The plan commission plays an important role in the adoption and administration of zoning ordinances, land division ordinances, and other land use related tools. Prior to adoption by the governing body, most land use ordinances and amendments are referred to the plan commission for review and a recommendation. In some cases, the plan commission is involved in drafting ordinance language, reviewing the work of professional consultants or staff, or gathering public input on proposals.
Drafting Ordinance Language
Developing a new ordinance or significant amendment to an ordinance can be a daunting task. Fortunately, there are many model ordinances and examples for Wisconsin communities to reference.
If your community does not have planning or zoning staff or the ability to hire a consultant, the plan commission should try to draft the ordinance language as best as it can, drawing on relevant models and examples. While it can be tempting to take an ordinance from another jurisdiction, make a few minor changes, and forward it for approval, this practice should be avoided. Any language taken from another jurisdiction should be thoroughly reviewed within the context of existing regulations and tailored to fit your community. The following tips are provided for drafting ordinance language:
Use simple language with clear meaning. Avoid legalese and technical jargon. If technical terms are used, make sure they are clearly defined in the definition section of your ordinance. In the absence of such guidance, a reviewing court will look to the plain, dictionary meaning of the word.

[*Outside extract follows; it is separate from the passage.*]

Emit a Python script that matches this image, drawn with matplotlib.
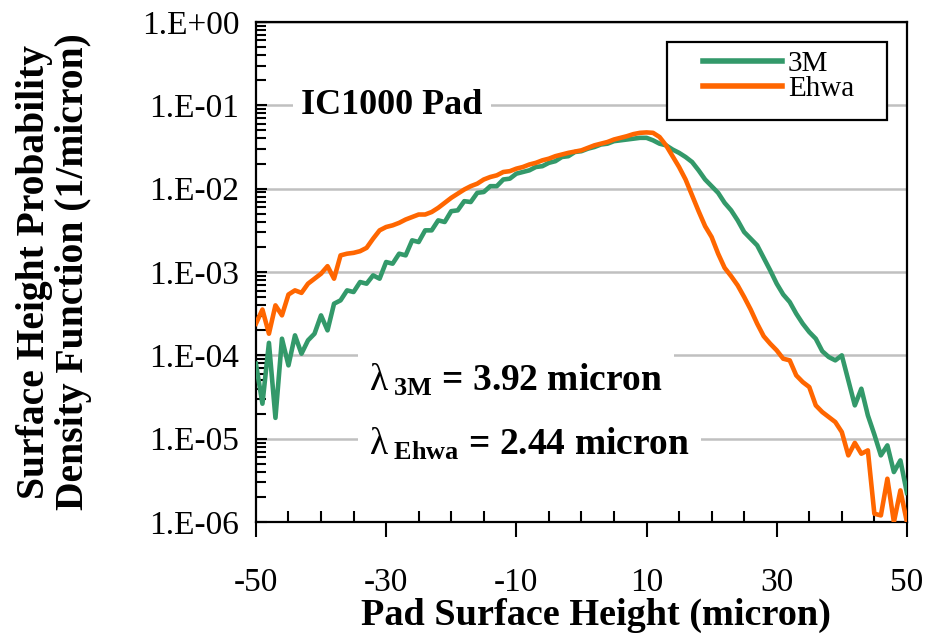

Select words and punctuation with care. It’s important to consider and clarify meanings conveyed by words and sentences. The placement of a comma or other punctuation, and the use of terms such as and and or can change the meaning of an ordinance provision. If a word or sentence is confusing, run it by your attorney.
Use a direct, active voice. Avoid ambiguous, passive sentences. For example, replace the following sentence: “A site plan shall be submitted prior to project approval by the board” with “The developer shall submit a site plan for board approval.”1
1Vermont Land Use Planning Implementation Manual. Topic Paper 16, April 2007. Vermont Land Use Education & Training Collaborative. Available: www.vpic.info/pubs/implementation.